More than 50 businesses in Stanislaus and Merced counties have been sued by serial plaintiffs making a living from lawsuits alleging barriers confronting disabled people. They say they are standing up for rights guaranteed under the federal Americans with Disabilities Act of 1990.
Many business supporters contend that those who sue are out to make easy money in quick settlements – typically several thousands of dollars, which is less expensive than trial. Several legislators blame political gridlock for not fixing laws that allow what they consider legal extortion.
The four who have sued local companies include a convicted pedophile and thief living in Arizona, two disabled men from Southern California and an Atwater woman. Between them, they have filed at least 820 lawsuits up and down the state.
Turlock attorney Michael Warda represents a sports store in town targeted in one of the lawsuits. He addresses issues that might confront all businesses wanting to avoid legal problems and make life easier for disabled patrons.
Failure to comply with parking requirements (signs and paint), doorway access, signage, restroom access, toilets not mounted the correct distance from wall or partition, flush valve for the toilet is on the wrong side, and ramps that are too steep. There are other violations, like placing merchandise or information racks in aisles, which reduces path of travel.
The law requires that a business owner remove architectural barriers or add certain improvements when readily achievable. The implication is that it can be done without much difficulty or expense. Inexpensive, easy steps to take include ramping one step; installing a bathroom grab bar; lowering a paper towel dispenser; rearranging furniture; installing offset hinges to widen a doorway; or painting new lines to create an accessible parking space. The problem is that litigating what is readily achievable can be expensive. The idea is that over time, businesses should do what they can to evaluate their facilities and develop a long-term plan they can afford.

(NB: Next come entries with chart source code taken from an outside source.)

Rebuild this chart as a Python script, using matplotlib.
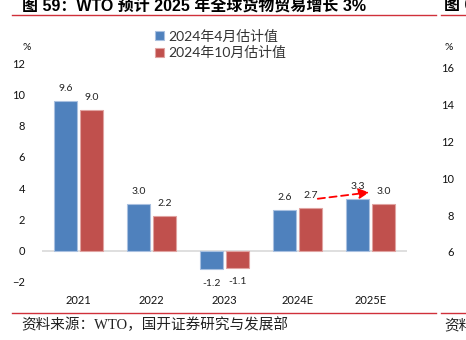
import matplotlib
matplotlib.use("Agg")
import matplotlib.pyplot as plt
import numpy as np

plt.rcParams['font.family'] = ['Lato', 'Noto Sans CJK SC', 'DejaVu Sans']

# -----------------------
# Data
# -----------------------
years = ["2021", "2022", "2023", "2024E", "2025E"]
apr_est = [9.6, 3.0, -1.2, 2.6, 3.3]
oct_est = [9.0, 2.2, -1.1, 2.7, 3.0]
series_names = ["2024年4月估计值", "2024年10月估计值"]
y_ticks = [-2, 0, 2, 4, 6, 8, 10, 12]
right_ticks = [6, 8, 10, 12, 14, 16]

BLUE = "#4F81BD"
RED = "#C0504D"
W, H = 466, 340

fig = plt.figure(figsize=(W / 100, H / 100), dpi=100)
fig.patch.set_facecolor("white")

def fx(px):
    return px / W

def fy(py):
    return 1 - py / H

# -----------------------
# Main bar chart
# -----------------------
ax = fig.add_axes([fx(42), fy(282), fx(407 - 42), (282 - 63) / H])
x = np.arange(len(years))
bw = 0.31
off = 0.178
b1 = ax.bar(x - off, apr_est, bw, color=BLUE, edgecolor="#A9C0E0", linewidth=0.8,
            label=series_names[0])
b2 = ax.bar(x + off, oct_est, bw, color=RED, edgecolor="#E0A3A1", linewidth=0.8,
            label=series_names[1])

for bars, vals in ((b1, apr_est), (b2, oct_est)):
    for rect, v in zip(bars, vals):
        cx = rect.get_x() + rect.get_width() / 2
        dy = 9 if v >= 0 else -10
        ax.annotate(f"{v:.1f}", (cx, v), xytext=(0, dy), textcoords="offset points",
                    ha="center", va="center", fontsize=7.5, color="#222222")

ax.axhline(0, color="#D9D9D9", linewidth=1.2, zorder=0)
ax.set_xlim(-0.5, len(years) - 0.5)
ax.set_ylim(-2, 12)
ax.set_yticks(y_ticks)
ax.set_xticks(x)
ax.set_xticklabels(years)
ax.tick_params(axis="y", length=0, pad=12, labelsize=8, labelcolor="#111111")
ax.tick_params(axis="x", length=0, pad=9, labelsize=8, labelcolor="#111111")
for s in ax.spines.values():
    s.set_visible(False)
ax.patch.set_alpha(0)

# red dashed arrow 2024E -> 2025E
ax.annotate("", xy=(x[4] + 0.02, apr_est[3] + 1.15), xytext=(x[3] + 0.24, oct_est[3] + 0.6),
            arrowprops=dict(arrowstyle="-|>,head_length=0.6,head_width=0.3",
                            color="#FF0000", linestyle=(0, (4, 2.5)), linewidth=1.3))

fig.text(fx(27), fy(47), "%", ha="center", va="center", fontsize=7.5, color="#111111")

# legend
leg = fig.legend(handles=[b1, b2], labels=series_names, loc="upper left",
                 bbox_to_anchor=(fx(147), fy(21)), frameon=False,
                 handlelength=0.6, handleheight=0.6, handletextpad=0.3,
                 labelspacing=0.25, borderpad=0.1,
                 prop={"family": ["Lato", "Noto Sans CJK SC"], "size": 10})
for t in leg.get_texts():
    t.set_color("#333333")

# -----------------------
# Title, rules and source
# -----------------------
title_font = ["Liberation Sans", "Noto Sans CJK SC"]
fig.text(fx(22), fy(5.5), "图 59：WTO 预计 2025 年全球货物贸易增长 3%", ha="left", va="center",
         fontsize=11.5, fontweight="bold", family=title_font)
fig.text(fx(444), fy(5.5), "图 6", ha="left", va="center",
         fontsize=11.5, fontweight="bold", family=title_font)
for y_rule in (15, 313):
    fig.add_artist(plt.Line2D([fx(12), fx(436)], [fy(y_rule), fy(y_rule)], color="#D0303A", linewidth=1))
    fig.add_artist(plt.Line2D([fx(441), 1], [fy(y_rule), fy(y_rule)], color="#D0303A", linewidth=1))
fig.text(fx(21), fy(325), "资料来源：WTO，国开证券研究与发展部", ha="left", va="center",
         fontsize=10.5, color="#222222", family=["Liberation Serif", "Noto Sans CJK SC"])
fig.text(fx(444), fy(325), "资料", ha="left", va="center",
         fontsize=10.5, color="#222222", family=["Noto Sans CJK SC"])

# -----------------------
# Neighbouring chart's axis (cut off at the edge)
# -----------------------
ax2 = fig.add_axes([fx(462), fy(252), 0.001, (252 - 68) / H])
ax2.set_ylim(6, 16)
ax2.set_yticks(right_ticks)
ax2.set_xticks([])
ax2.tick_params(axis="y", length=0, pad=6, labelsize=8, labelcolor="#111111")
for s in ax2.spines.values():
    s.set_visible(False)
ax2.patch.set_alpha(0)
fig.text(fx(449), fy(47), "%", ha="center", va="center", fontsize=7.5, color="#111111")

fig.savefig("out.png", dpi=100)
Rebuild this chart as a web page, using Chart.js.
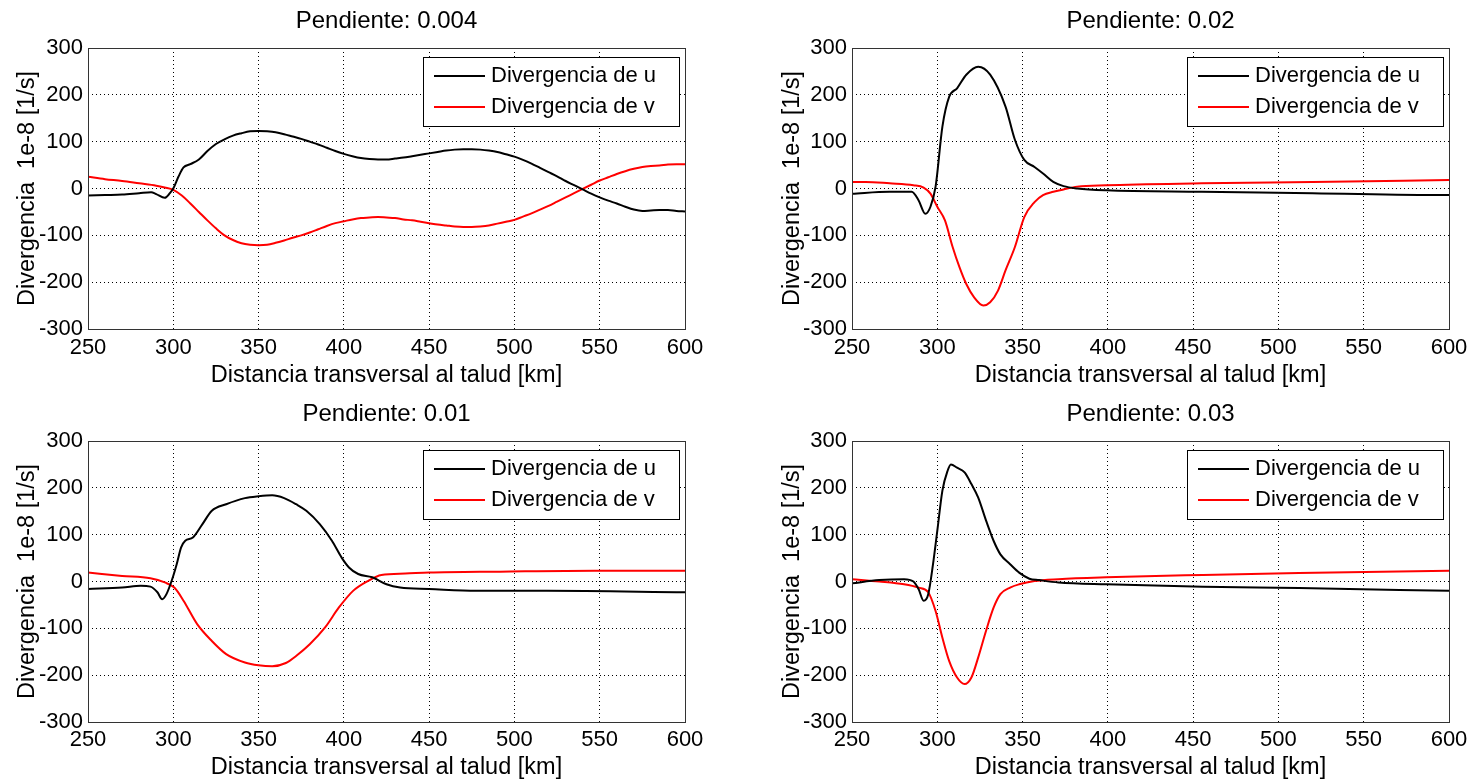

Unfortunately, this creates a lot of gray area for lawyers gaming the system.
Plaintiffs are permitted to recover attorneys’ fees on the theory that a plaintiff is not only providing a remedy for herself but for all disabled citizens. While it sounds reasonable, plaintiffs’ attorneys have taken advantage of the attorneys’ fees provision and teamed up with disabled persons to bring claims against businesses. In a matter of weeks, attorneys’ fees exceed the cost of compliance.
Landlords, tenants, businesses, organizations, institutions, or any person that is believed to commit discrimination by not affording proper access or facilities in compliance with ADA requirements.
Many business premises were constructed or remodeled prior to the requirements going into effect. In fact, I would estimate that 80 percent of buildings in California are not compliant. It is rare to find new construction that isn’t compliant, but in some cases, architects and contractors follow only their local building codes, which may not provide the same degree of accessibility to persons with disabilities.
There is no grandfather clause. Any noncompliant building is subject to provisions of the ADA requiring the person or entity responsible to make changes that are “readily achievable.”
Businesses should attempt to make obvious changes outside the building first. For example, signage and spaces for handicap parking. Work your way into the premises and make sure doors and restrooms are accessible and posted with the proper signage. In most cases, a disabled or interested person who is not “in the business” to file complaints will simply bring something to the attention of an employee or manager. Take the complaint seriously and if it is a relatively affordable fix, do it or plan for it. Many plaintiffs’ lawyers just sue without providing what most would consider adequate opportunity to fix the problem.
In many cases, a condition that does not comply with the ADA creates clear liability and an easy path for the plaintiff’s attorney. This makes it tough for the business and the attorney defending a business. Consulting with an attorney is the first step. There are many arguments that can be raised to defeat lawsuits. In most cases, making a change early (with approval of your legal counsel) is the best way to go. The biggest problem is that many plaintiffs’ lawyers seem to target businesses that cannot afford to mount a large, expensive defense in federal court. They seem to target the small businesses that will simply pay to settle once they realized how expensive it is to defend. Many legitimate associations that protect rights of the disabled are frustrated because too many cases settle without improvements.
The Foundation for Fair Civil Justice seems to always rank California as one of the top 10 most litigious states. California’s ADA requirements are also more stringent than the federal ADA. One attorney has filed over 2,000 cases.